World Bank Expects Egypt’s Economy to Grow 5.6% in FY2018/19

World Bank Expects Egypt’s Economy to Grow 5.6% in FY2018/19

The World Bank (WB) expected Egypt’s growth rate to hit 5.6% during FY 2018/19, backed by private consumption, a recovery in the tourism sector, and the operationalization of recently discovered gas fields, Invest-Gate reports.

“Public investment is also expected to grow, and a recovery of private investment is envisaged if the business environment reforms are effectively implemented,” WB stated in its latest report on the outlook for the Egyptian economy on October 3.

Public investment is also expected to grow, along with a recovery of private investment is envisaged, if the business environment reforms are effectively implemented.
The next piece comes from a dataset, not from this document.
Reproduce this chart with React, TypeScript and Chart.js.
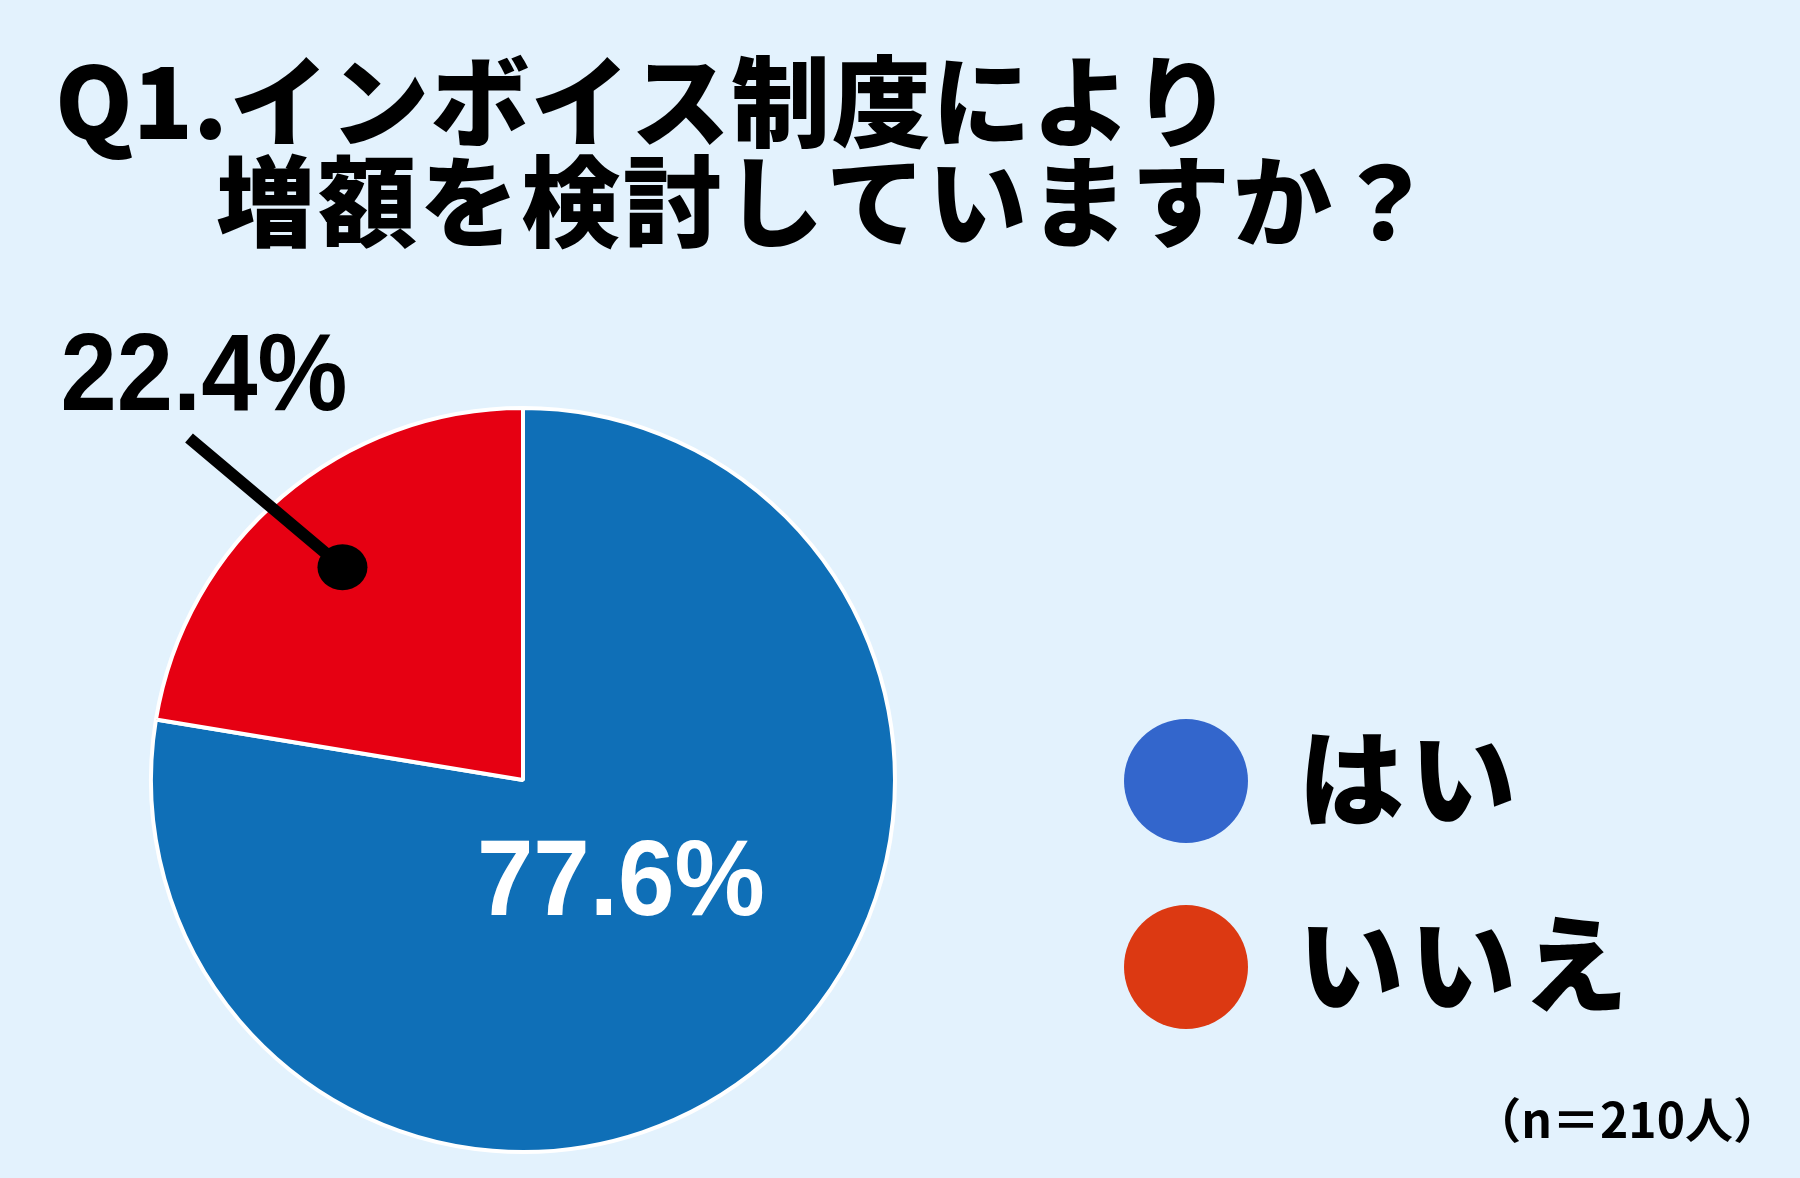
import React, { useEffect, useRef } from 'react';
import { Chart, registerables } from 'chart.js';

Chart.register(...registerables);

const categories = ['はい', 'いいえ'];
const shares = [77.6, 22.4];
const sliceColors = ['#0F6FB7', '#E60012'];
const legendColors = ['#3366CC', '#DC3912'];
const titleLines = ['Q1.インボイス制度により', '増額を検討していますか？'];
const sampleNote = '（n＝210人）';

const W = 1800;
const H = 1178;
const BG = '#E3F2FD';
const JP = '"Noto Sans CJK JP", "Noto Sans", sans-serif';
const NUM = '"Liberation Sans", Arial, sans-serif';

function drawScaledText(ctx: CanvasRenderingContext2D, text: string, cx: number, baseline: number, sx: number) {
  ctx.save();
  ctx.translate(cx, baseline);
  ctx.scale(sx, 1);
  ctx.textAlign = 'center';
  ctx.textBaseline = 'alphabetic';
  ctx.fillText(text, 0, 0);
  ctx.restore();
}

const overlayPlugin = {
  id: 'overlay',
  beforeDraw(chart: any) {
    const ctx = chart.ctx as CanvasRenderingContext2D;
    ctx.save();
    ctx.fillStyle = BG;
    ctx.fillRect(0, 0, chart.width, chart.height);
    ctx.restore();
  },
  afterDraw(chart: any) {
    const ctx = chart.ctx as CanvasRenderingContext2D;
    const arcs = chart.getDatasetMeta(0).data;

    // Title
    ctx.save();
    ctx.fillStyle = '#000';
    ctx.textAlign = 'left';
    ctx.textBaseline = 'middle';
    ctx.font = `900 99px ${JP}`;
    (ctx as any).letterSpacing = '0px';
    ctx.fillText('Q1.', 55, 101);
    const q1w = ctx.measureText('Q1.').width;
    (ctx as any).letterSpacing = '1.3px';
    ctx.fillText(titleLines[0].slice(3), 55 + q1w + 2, 101);
    (ctx as any).letterSpacing = '2.7px';
    ctx.fillText(titleLines[1], 216, 201);
    ctx.restore();

    // Value labels
    arcs.forEach((arc: any, i: number) => {
      const p = arc.getProps(['x', 'y', 'startAngle', 'endAngle', 'outerRadius'], true);
      const R = p.outerRadius;
      const mid = (p.startAngle + p.endAngle) / 2;
      const text = `${shares[i].toFixed(1)}%`;
      ctx.save();
      if (i === 0) {
        ctx.fillStyle = '#FFFFFF';
        ctx.font = `bold 108px ${NUM}`;
        drawScaledText(ctx, text, p.x + 0.263 * R, p.y + 0.363 * R, 0.94);
      } else {
        const dx = p.x + Math.cos(mid) * 0.75 * R;
        const dy = p.y + Math.sin(mid) * 0.75 * R;
        const a2 = mid - (4.0 * Math.PI) / 180;
        const ex = p.x + Math.cos(a2) * 1.285 * R;
        const ey = p.y + Math.sin(a2) * 1.285 * R;
        ctx.strokeStyle = '#000';
        ctx.lineWidth = 12;
        ctx.lineCap = 'butt';
        ctx.beginPath();
        ctx.moveTo(dx, dy);
        ctx.lineTo(ex, ey);
        ctx.stroke();
        ctx.fillStyle = '#000';
        ctx.beginPath();
        ctx.ellipse(dx, dy, 25, 23, 0, 0, Math.PI * 2);
        ctx.fill();
        ctx.font = `bold 110px ${NUM}`;
        drawScaledText(ctx, text, ex + 15, ey - 28, 0.92);
      }
      ctx.restore();
    });

    // Legend
    const legendX = 1186;
    const legendY0 = 781;
    const legendGap = 186;
    categories.forEach((label, i) => {
      const cy = legendY0 + i * legendGap;
      ctx.save();
      ctx.fillStyle = legendColors[i];
      ctx.beginPath();
      ctx.arc(legendX, cy, 62, 0, Math.PI * 2);
      ctx.fill();
      ctx.fillStyle = '#000';
      ctx.font = `900 106px ${JP}`;
      (ctx as any).letterSpacing = '6px';
      ctx.textAlign = 'left';
      ctx.textBaseline = 'middle';
      ctx.fillText(label, 1298, cy - 3);
      ctx.restore();
    });

    // Sample size note
    ctx.save();
    ctx.fillStyle = '#000';
    ctx.font = `bold 48px ${JP}`;
    ctx.textAlign = 'right';
    ctx.textBaseline = 'middle';
    ctx.fillText(sampleNote, 1781, 1120);
    ctx.restore();
  },
};

export default function App() {
  const canvasRef = useRef<HTMLCanvasElement | null>(null);

  useEffect(() => {
    document.body.style.margin = '0';
    document.body.style.background = BG;
    const canvas = canvasRef.current;
    if (!canvas) return;
    const chart = new Chart(canvas, {
      type: 'pie',
      data: {
        labels: categories,
        datasets: [
          {
            data: shares,
            backgroundColor: sliceColors,
            borderColor: '#FFFFFF',
            borderWidth: 4,
          },
        ],
      },
      options: {
        responsive: false,
        animation: false,
        devicePixelRatio: 1,
        events: [],
        layout: { padding: { left: 149, right: 903, top: 406, bottom: 24 } },
        plugins: {
          legend: { display: false },
          tooltip: { enabled: false },
          title: { display: false },
        },
      },
      plugins: [overlayPlugin],
    });
    return () => chart.destroy();
  }, []);

  return (
    <div style={{ position: 'fixed', left: 0, top: 0, width: W, height: H, background: BG }}>
      <canvas ref={canvasRef} width={W} height={H} style={{ width: W, height: H, display: 'block' }} />
    </div>
  );
}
The bank’s predictions came after Egypt’s real growth domestic product (GDP) hiked to 5.3% in the FY 2017/18, compared to 4.2% in the previous year. “The pickup is driven by public and private investments and private consumption,” WB noted.

According to the report, Egypt’s fastest growing sectors include the gas, telecom, and construction sectors.

“Nevertheless, the Purchasing Managers’ Index (PMI), a monthly survey of private business conditions, indicates that non-oil private sector activity has recently started to expand as of July and August 2018, after several months of contraction,” the bank added.

Additionally, the report indicates that exports of goods and services have contributed positively to the Egyptian economic activity, as oil and non-oil product exports, the Suez Canal, and the tourism sector continue to rebound.